## TASK BRIEF
All entries must be extracted exactly, with nothing added or dropped.

--- --- ---

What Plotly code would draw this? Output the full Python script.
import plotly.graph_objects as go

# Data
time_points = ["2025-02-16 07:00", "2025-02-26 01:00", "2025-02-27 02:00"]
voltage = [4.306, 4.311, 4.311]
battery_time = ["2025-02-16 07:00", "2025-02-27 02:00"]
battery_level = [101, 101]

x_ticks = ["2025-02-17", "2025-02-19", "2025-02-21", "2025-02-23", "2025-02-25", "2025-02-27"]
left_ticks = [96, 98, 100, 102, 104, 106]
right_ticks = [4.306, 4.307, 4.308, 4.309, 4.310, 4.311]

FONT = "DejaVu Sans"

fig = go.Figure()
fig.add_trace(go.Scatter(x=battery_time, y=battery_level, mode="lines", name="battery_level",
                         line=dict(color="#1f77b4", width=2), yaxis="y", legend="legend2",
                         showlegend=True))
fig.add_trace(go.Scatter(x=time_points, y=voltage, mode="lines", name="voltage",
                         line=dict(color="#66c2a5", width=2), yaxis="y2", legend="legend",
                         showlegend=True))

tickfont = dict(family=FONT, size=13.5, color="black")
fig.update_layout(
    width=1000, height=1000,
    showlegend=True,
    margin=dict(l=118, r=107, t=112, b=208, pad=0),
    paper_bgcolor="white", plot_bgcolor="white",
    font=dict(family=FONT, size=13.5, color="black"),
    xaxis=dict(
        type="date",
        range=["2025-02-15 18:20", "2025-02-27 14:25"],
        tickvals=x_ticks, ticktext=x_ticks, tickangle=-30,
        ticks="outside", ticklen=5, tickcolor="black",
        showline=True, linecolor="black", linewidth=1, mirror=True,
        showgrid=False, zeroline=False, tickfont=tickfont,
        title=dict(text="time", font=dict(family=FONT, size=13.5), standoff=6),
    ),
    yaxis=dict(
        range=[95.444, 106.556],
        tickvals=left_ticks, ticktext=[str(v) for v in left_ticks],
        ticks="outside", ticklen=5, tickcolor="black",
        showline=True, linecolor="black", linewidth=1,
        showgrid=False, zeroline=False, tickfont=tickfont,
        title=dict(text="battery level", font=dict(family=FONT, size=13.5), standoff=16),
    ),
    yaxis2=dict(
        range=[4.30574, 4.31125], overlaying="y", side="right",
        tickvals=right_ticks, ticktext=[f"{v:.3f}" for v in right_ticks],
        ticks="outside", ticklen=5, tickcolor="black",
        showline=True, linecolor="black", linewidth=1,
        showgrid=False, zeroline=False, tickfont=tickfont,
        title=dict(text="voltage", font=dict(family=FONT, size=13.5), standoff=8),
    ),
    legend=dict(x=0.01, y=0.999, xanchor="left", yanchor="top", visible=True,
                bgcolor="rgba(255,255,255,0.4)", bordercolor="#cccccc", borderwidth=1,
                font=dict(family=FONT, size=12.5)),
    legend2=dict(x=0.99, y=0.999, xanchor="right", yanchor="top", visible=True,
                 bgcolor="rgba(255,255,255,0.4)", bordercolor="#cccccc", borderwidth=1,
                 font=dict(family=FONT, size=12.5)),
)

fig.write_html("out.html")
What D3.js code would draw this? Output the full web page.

--- --- ---

## FULL SOLUTION
What Plotly code would draw this? Output the full Python script.
import plotly.graph_objects as go

# Data
time_points = ["2025-02-16 07:00", "2025-02-26 01:00", "2025-02-27 02:00"]
voltage = [4.306, 4.311, 4.311]
battery_time = ["2025-02-16 07:00", "2025-02-27 02:00"]
battery_level = [101, 101]

x_ticks = ["2025-02-17", "2025-02-19", "2025-02-21", "2025-02-23", "2025-02-25", "2025-02-27"]
left_ticks = [96, 98, 100, 102, 104, 106]
right_ticks = [4.306, 4.307, 4.308, 4.309, 4.310, 4.311]

FONT = "DejaVu Sans"

fig = go.Figure()
fig.add_trace(go.Scatter(x=battery_time, y=battery_level, mode="lines", name="battery_level",
                         line=dict(color="#1f77b4", width=2), yaxis="y", legend="legend2",
                         showlegend=True))
fig.add_trace(go.Scatter(x=time_points, y=voltage, mode="lines", name="voltage",
                         line=dict(color="#66c2a5", width=2), yaxis="y2", legend="legend",
                         showlegend=True))

tickfont = dict(family=FONT, size=13.5, color="black")
fig.update_layout(
    width=1000, height=1000,
    showlegend=True,
    margin=dict(l=118, r=107, t=112, b=208, pad=0),
    paper_bgcolor="white", plot_bgcolor="white",
    font=dict(family=FONT, size=13.5, color="black"),
    xaxis=dict(
        type="date",
        range=["2025-02-15 18:20", "2025-02-27 14:25"],
        tickvals=x_ticks, ticktext=x_ticks, tickangle=-30,
        ticks="outside", ticklen=5, tickcolor="black",
        showline=True, linecolor="black", linewidth=1, mirror=True,
        showgrid=False, zeroline=False, tickfont=tickfont,
        title=dict(text="time", font=dict(family=FONT, size=13.5), standoff=6),
    ),
    yaxis=dict(
        range=[95.444, 106.556],
        tickvals=left_ticks, ticktext=[str(v) for v in left_ticks],
        ticks="outside", ticklen=5, tickcolor="black",
        showline=True, linecolor="black", linewidth=1,
        showgrid=False, zeroline=False, tickfont=tickfont,
        title=dict(text="battery level", font=dict(family=FONT, size=13.5), standoff=16),
    ),
    yaxis2=dict(
        range=[4.30574, 4.31125], overlaying="y", side="right",
        tickvals=right_ticks, ticktext=[f"{v:.3f}" for v in right_ticks],
        ticks="outside", ticklen=5, tickcolor="black",
        showline=True, linecolor="black", linewidth=1,
        showgrid=False, zeroline=False, tickfont=tickfont,
        title=dict(text="voltage", font=dict(family=FONT, size=13.5), standoff=8),
    ),
    legend=dict(x=0.01, y=0.999, xanchor="left", yanchor="top", visible=True,
                bgcolor="rgba(255,255,255,0.4)", bordercolor="#cccccc", borderwidth=1,
                font=dict(family=FONT, size=12.5)),
    legend2=dict(x=0.99, y=0.999, xanchor="right", yanchor="top", visible=True,
                 bgcolor="rgba(255,255,255,0.4)", bordercolor="#cccccc", borderwidth=1,
                 font=dict(family=FONT, size=12.5)),
)

fig.write_html("out.html")
What D3.js code would draw this? Output the full web page.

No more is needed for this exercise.